▶ **Raw records**
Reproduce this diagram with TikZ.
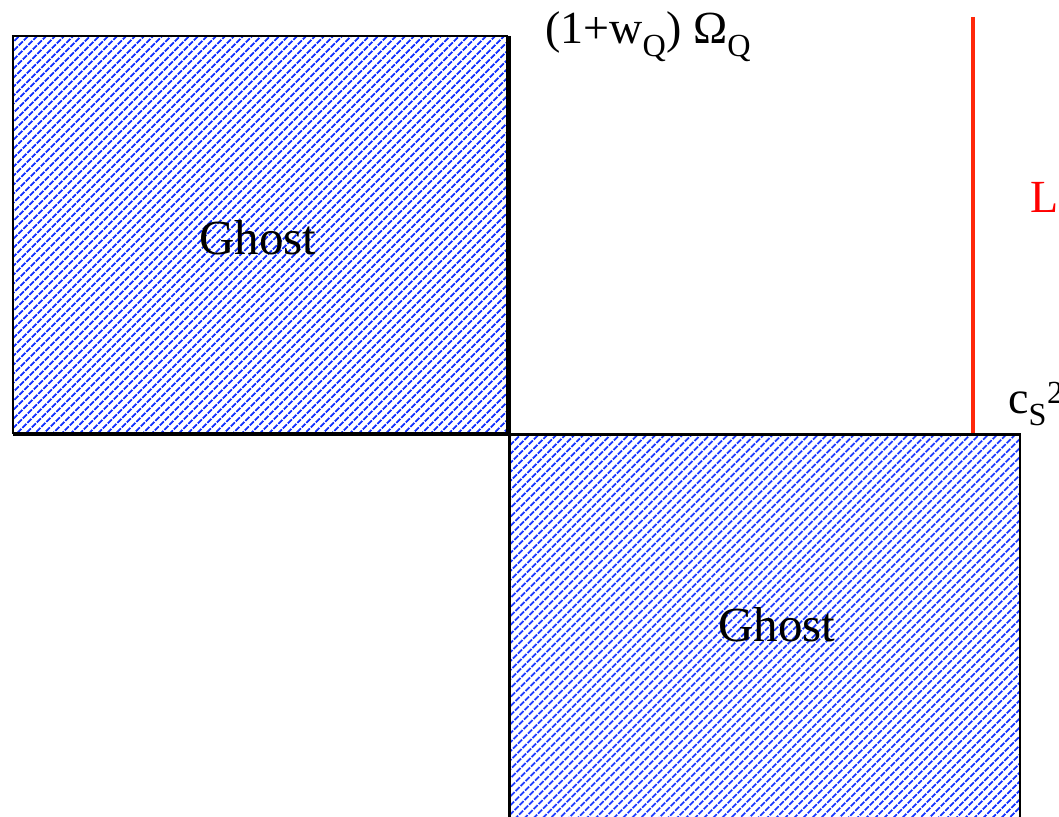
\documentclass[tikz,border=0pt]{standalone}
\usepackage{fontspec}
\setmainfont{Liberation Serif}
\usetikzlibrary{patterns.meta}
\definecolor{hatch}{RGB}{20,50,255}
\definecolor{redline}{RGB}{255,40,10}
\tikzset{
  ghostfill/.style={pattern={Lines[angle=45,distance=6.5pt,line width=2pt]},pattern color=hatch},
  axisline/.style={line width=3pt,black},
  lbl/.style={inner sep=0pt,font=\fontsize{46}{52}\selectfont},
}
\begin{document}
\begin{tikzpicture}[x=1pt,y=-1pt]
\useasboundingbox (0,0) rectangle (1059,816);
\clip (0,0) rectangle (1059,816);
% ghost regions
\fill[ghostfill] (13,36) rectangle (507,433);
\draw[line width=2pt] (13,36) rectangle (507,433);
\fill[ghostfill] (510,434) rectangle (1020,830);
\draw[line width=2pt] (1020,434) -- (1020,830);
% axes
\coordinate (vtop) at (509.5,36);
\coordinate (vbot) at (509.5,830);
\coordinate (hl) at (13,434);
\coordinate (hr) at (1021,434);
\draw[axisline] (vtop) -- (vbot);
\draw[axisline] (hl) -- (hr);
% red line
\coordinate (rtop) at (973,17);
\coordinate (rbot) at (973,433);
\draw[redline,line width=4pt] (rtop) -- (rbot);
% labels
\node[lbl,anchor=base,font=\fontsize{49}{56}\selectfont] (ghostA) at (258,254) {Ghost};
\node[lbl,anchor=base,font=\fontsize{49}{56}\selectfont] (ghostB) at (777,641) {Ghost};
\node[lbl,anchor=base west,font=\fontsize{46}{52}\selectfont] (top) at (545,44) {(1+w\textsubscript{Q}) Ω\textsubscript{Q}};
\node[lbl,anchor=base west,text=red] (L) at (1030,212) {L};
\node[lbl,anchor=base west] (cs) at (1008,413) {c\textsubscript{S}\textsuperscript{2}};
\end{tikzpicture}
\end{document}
--
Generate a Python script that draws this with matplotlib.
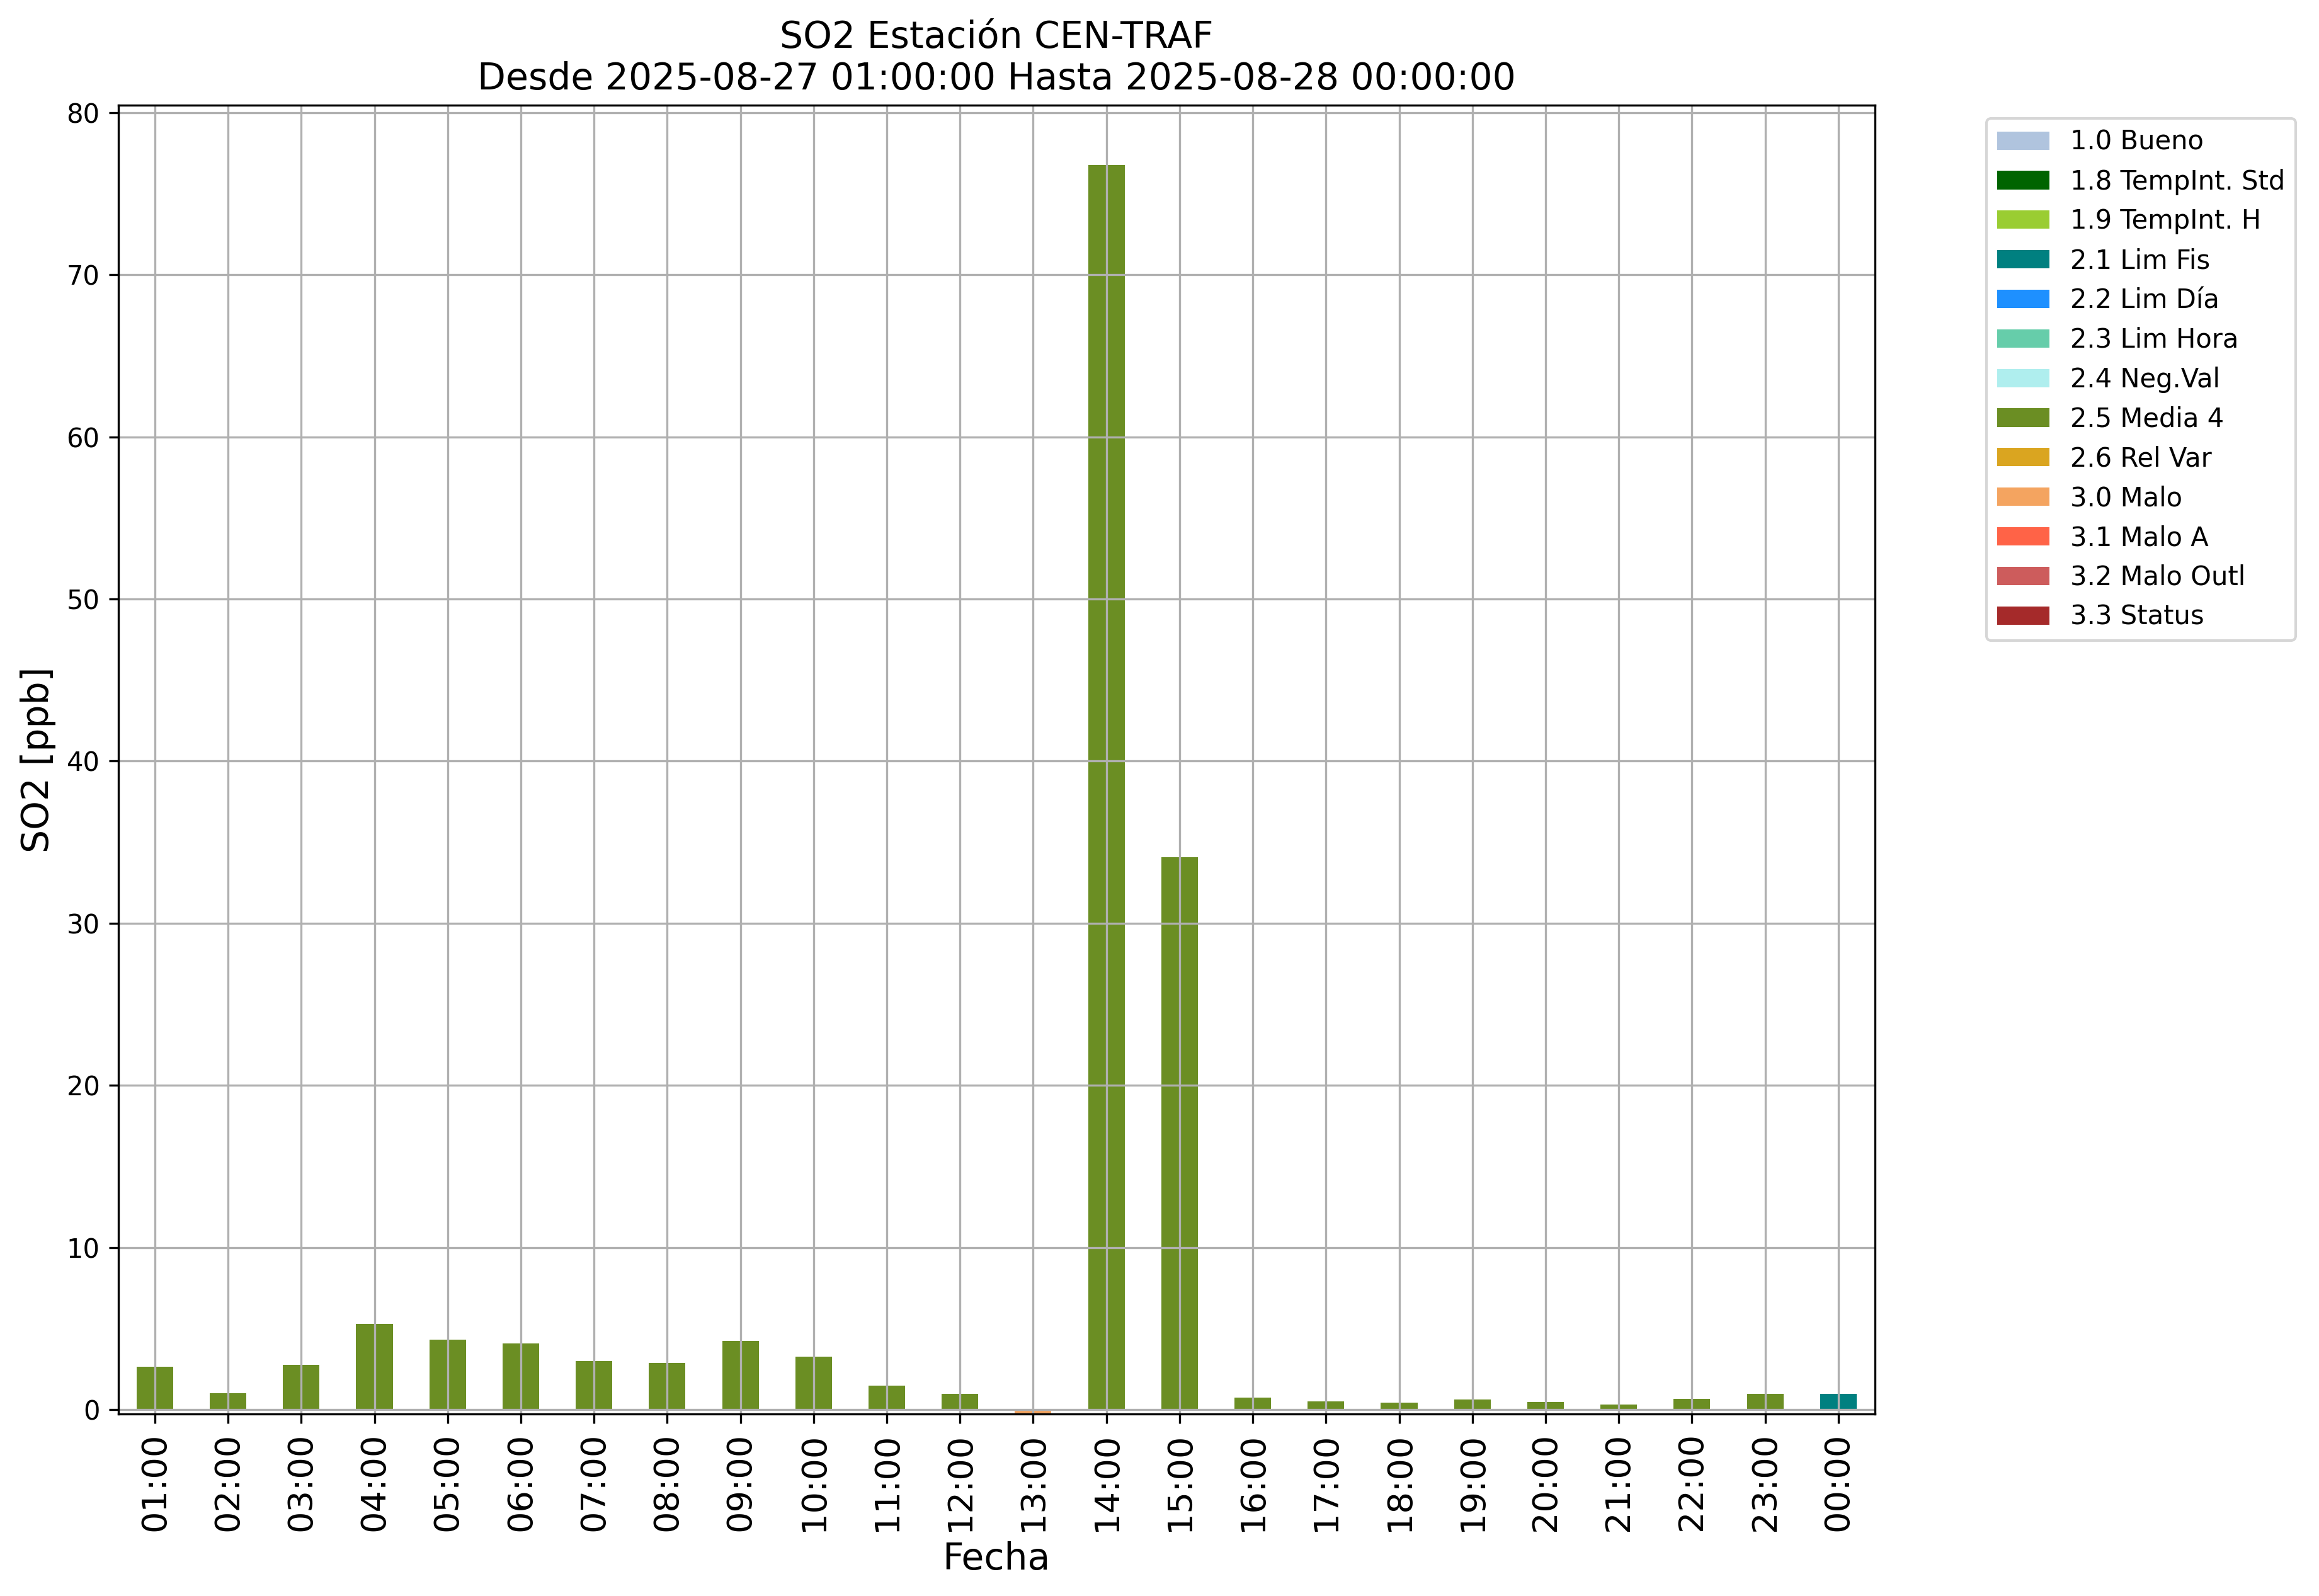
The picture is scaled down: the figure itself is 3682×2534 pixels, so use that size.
==
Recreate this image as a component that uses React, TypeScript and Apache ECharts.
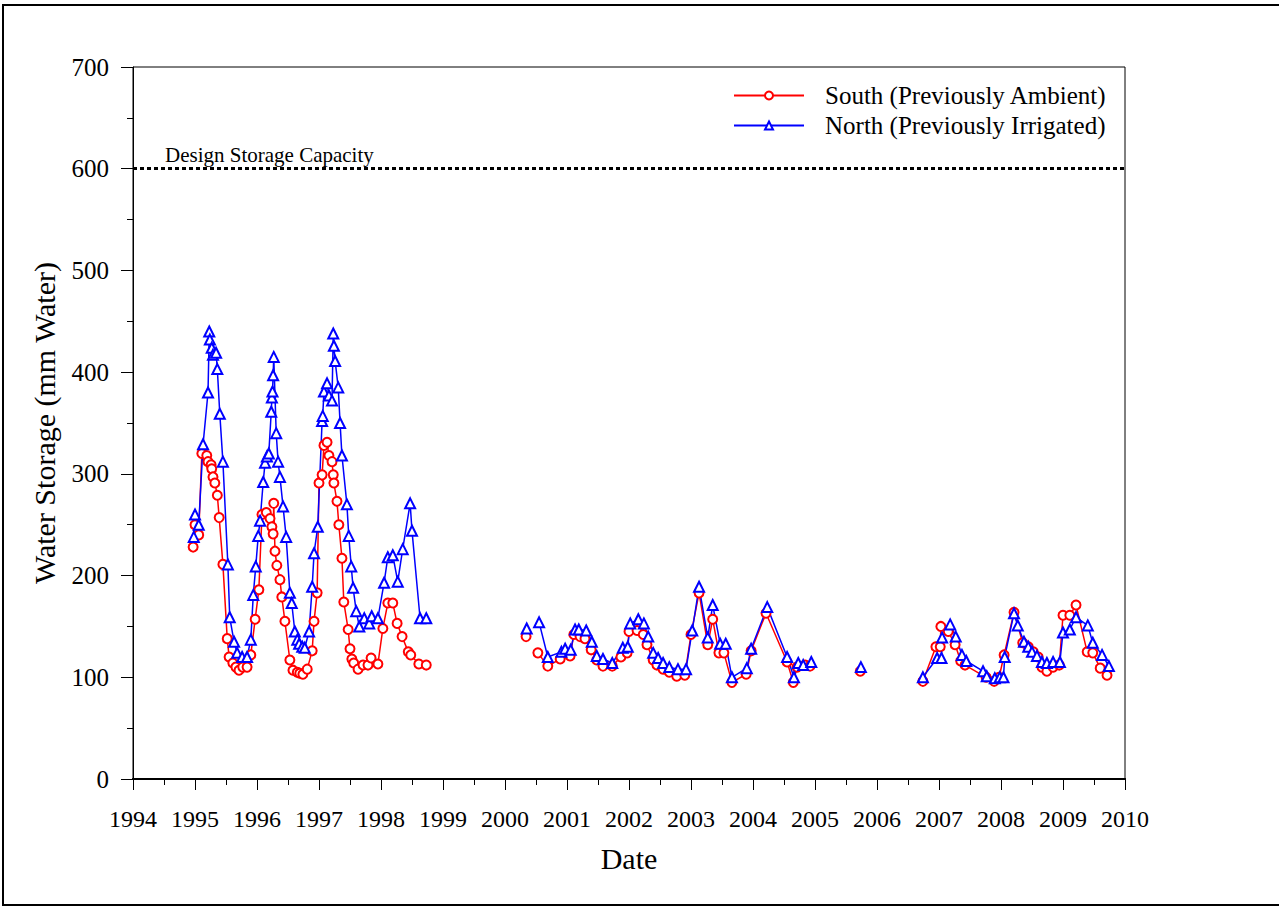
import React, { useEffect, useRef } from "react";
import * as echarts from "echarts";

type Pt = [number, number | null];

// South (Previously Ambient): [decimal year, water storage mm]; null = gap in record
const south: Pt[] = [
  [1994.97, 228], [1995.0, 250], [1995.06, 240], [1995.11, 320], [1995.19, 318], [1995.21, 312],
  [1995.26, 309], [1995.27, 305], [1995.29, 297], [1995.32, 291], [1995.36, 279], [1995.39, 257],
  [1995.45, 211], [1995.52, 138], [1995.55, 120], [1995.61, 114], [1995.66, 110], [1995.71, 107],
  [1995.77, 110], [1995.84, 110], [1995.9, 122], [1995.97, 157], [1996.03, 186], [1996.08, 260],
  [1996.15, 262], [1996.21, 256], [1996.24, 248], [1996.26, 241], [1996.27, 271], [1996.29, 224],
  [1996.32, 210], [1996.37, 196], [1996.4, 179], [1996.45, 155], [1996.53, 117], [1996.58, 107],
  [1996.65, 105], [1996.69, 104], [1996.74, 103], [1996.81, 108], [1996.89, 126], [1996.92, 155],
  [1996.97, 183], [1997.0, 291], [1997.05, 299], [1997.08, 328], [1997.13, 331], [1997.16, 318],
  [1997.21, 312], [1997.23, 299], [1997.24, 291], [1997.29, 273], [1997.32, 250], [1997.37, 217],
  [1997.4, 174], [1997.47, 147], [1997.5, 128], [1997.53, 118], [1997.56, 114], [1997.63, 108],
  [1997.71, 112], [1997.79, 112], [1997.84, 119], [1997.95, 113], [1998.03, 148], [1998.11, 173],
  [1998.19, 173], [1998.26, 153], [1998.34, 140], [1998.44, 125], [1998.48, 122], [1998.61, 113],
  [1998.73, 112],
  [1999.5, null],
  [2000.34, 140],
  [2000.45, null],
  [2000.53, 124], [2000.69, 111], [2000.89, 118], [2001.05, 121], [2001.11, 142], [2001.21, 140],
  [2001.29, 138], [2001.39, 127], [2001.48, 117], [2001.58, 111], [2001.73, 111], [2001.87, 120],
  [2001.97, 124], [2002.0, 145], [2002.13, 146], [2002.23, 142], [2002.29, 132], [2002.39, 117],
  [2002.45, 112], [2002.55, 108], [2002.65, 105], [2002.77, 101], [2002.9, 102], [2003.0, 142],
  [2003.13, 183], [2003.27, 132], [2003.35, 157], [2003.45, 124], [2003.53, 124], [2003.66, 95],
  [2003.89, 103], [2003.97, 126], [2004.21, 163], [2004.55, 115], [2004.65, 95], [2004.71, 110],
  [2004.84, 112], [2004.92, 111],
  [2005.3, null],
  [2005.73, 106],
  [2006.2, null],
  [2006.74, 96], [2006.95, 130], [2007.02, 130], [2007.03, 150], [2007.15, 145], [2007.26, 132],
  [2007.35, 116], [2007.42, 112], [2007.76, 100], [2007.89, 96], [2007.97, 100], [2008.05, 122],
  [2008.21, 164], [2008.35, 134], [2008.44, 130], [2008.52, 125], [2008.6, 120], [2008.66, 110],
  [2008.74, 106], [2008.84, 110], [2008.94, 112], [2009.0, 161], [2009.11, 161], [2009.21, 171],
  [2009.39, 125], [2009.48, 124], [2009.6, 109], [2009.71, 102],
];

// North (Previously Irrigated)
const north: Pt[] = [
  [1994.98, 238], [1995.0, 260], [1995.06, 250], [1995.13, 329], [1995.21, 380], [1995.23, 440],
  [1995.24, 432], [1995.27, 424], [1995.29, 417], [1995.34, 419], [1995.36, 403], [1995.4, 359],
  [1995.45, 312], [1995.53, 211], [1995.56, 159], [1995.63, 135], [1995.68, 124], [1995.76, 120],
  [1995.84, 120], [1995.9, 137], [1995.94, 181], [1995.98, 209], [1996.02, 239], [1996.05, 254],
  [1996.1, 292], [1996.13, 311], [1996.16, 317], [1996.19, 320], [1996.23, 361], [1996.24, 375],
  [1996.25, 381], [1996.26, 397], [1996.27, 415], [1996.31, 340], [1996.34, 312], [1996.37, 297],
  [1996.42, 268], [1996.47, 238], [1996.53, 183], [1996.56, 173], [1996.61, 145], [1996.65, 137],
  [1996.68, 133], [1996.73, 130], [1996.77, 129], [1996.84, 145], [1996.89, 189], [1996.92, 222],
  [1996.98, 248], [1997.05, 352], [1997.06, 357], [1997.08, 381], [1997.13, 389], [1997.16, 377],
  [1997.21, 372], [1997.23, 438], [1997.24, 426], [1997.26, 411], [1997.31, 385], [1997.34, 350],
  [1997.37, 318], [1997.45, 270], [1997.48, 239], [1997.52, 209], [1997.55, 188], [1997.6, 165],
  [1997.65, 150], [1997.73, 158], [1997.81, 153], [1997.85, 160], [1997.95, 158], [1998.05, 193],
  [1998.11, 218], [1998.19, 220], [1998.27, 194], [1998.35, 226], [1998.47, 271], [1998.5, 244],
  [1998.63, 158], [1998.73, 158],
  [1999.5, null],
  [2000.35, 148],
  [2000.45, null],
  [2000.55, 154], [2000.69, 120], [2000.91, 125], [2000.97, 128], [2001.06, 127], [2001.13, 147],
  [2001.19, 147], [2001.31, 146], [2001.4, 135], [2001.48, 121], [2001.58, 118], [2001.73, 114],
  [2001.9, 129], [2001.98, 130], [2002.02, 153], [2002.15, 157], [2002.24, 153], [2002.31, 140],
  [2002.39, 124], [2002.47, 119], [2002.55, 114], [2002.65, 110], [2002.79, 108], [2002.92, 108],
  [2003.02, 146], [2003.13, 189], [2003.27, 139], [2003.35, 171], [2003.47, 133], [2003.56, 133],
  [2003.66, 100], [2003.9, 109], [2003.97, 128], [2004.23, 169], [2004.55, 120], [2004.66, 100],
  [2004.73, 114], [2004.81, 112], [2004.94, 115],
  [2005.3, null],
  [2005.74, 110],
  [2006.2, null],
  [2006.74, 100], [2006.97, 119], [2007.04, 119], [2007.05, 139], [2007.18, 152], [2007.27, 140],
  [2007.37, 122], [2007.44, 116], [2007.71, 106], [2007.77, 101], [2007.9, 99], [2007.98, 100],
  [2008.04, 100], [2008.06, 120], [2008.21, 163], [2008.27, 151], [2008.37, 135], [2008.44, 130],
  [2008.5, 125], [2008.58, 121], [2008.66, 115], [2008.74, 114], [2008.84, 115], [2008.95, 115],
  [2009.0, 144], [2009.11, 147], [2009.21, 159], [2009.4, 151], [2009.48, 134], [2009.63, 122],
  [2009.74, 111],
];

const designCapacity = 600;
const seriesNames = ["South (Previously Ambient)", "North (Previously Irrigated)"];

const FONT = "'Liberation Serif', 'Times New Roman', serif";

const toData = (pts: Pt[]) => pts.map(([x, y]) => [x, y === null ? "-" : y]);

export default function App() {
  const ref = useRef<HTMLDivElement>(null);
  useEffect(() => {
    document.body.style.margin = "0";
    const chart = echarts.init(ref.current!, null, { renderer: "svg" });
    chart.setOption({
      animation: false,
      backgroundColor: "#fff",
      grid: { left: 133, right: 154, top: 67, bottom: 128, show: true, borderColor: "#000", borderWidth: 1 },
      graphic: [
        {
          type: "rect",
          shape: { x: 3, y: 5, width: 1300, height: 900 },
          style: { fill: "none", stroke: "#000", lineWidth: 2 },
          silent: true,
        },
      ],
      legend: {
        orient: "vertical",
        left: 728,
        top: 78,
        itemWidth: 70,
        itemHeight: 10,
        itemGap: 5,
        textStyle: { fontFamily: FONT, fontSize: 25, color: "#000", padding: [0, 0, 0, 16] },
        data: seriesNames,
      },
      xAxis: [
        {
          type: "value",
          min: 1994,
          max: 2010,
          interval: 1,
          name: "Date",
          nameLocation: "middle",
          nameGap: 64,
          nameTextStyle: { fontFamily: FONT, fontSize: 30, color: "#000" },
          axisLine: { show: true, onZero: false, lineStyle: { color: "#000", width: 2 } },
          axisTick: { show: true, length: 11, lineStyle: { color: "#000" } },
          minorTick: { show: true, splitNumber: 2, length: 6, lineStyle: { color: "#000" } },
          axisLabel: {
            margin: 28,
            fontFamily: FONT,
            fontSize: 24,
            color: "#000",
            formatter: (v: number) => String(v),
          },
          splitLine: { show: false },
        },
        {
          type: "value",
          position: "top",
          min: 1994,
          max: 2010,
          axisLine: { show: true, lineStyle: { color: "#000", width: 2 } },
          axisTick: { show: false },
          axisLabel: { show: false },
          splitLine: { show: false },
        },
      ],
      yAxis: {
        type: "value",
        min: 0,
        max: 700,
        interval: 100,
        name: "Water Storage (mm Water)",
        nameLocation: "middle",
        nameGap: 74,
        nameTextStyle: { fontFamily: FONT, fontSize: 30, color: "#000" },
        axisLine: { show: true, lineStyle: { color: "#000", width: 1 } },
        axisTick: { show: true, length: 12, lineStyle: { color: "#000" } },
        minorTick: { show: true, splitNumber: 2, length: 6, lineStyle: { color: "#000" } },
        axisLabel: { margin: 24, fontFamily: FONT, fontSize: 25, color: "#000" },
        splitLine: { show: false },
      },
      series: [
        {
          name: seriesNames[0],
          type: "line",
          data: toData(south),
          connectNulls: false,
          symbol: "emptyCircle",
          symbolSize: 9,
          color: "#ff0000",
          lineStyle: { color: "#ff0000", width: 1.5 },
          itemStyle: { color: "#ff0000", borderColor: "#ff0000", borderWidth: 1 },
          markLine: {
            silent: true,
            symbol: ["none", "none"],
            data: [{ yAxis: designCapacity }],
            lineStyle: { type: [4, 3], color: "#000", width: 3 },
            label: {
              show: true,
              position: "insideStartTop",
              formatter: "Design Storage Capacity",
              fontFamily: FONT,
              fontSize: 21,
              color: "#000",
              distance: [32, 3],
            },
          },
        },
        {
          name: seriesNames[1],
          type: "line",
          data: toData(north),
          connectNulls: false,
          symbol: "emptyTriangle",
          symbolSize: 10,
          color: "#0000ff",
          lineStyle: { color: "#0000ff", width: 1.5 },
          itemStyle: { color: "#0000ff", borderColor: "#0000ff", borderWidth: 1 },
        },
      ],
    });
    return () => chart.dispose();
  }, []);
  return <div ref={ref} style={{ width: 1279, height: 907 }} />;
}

▶ **The problem**
Copy nothing but the lines above from the one with "Generate a Python" to the one with "The picture is", inclusive, word for word. Leave every picture out.

▶ **Exercise solution**
Generate a Python script that draws this with matplotlib.
The picture is scaled down: the figure itself is 3682×2534 pixels, so use that size.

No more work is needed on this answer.